Selon le colonel Kadhafi, le peuple tunisien a été «victime des mensonges» diffusés sur internet, citant notamment WikiLeaks et les réseaux sociaux, qui ont joué un grand rôle dans les manifestations ayant conduit la chute de M. Ben Ali malgré le contrôle imposé par les autorités tunisiennes sur internet.

«Vos fils meurent parce qu'un autre président va prendre le pouvoir à la place de Ben Ali? (...) Les morts vont être oubliés même avec un nouveau président», a-t-il déclaré.

Le colonel Kadhafi a estimé que le nombre des victimes dans les contestations qui ont chassé M. Ben Ali au pouvoir serait justifié «si le peuple tunisien défendait une cause juste qui est le pouvoir du peuple», incitant la Tunisie à adopter son modèle de «démocratie directe».

Selon la théorie de Kadhafi, ce modèle permet théoriquement au peuple libyen de gouverner par l'intermédiaire de comités populaires élus par des congrès populaires qui se réunissent annuellement pour prendre les décisions qu'ils font «remonter» au Congrès du peuple (Parlement), la plus haute instance législative du pays.

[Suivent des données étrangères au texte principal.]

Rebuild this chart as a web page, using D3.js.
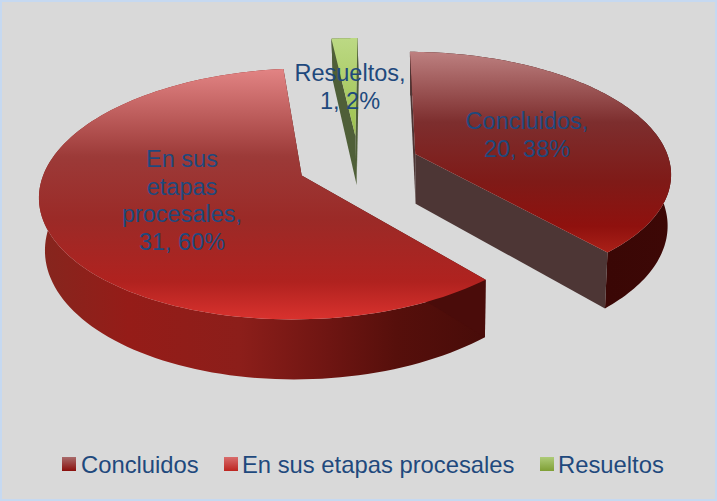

À l'issue du discours, la télévision d'État libyenne a diffusé des images qui ont fait le tour de monde de manifestants durement réprimés par la police devant le ministère de l'Intérieur à Tunis, ainsi que des scènes de pillages et d'incendie, sur fond de musique triste.

Après un mois de manifestations durement réprimées, M. Ben Ali, qui entretenait des relations privilégiées avec le chef de la révolution libyenne, a quitté la Tunisie vendredi. Le Conseil constitutionnel a déclaré samedi la vacance du pouvoir et nommé le président du Parlement au poste de président par intérim, comme le prévoit la Constitution.

M. Ben Ali, qui s'est réfugié en Arabie saoudite, a appelé samedi matin au téléphone le colonel Kadhafi, selon l'agence de presse officielle libyenne Jana, qui n'a pas donné de détails.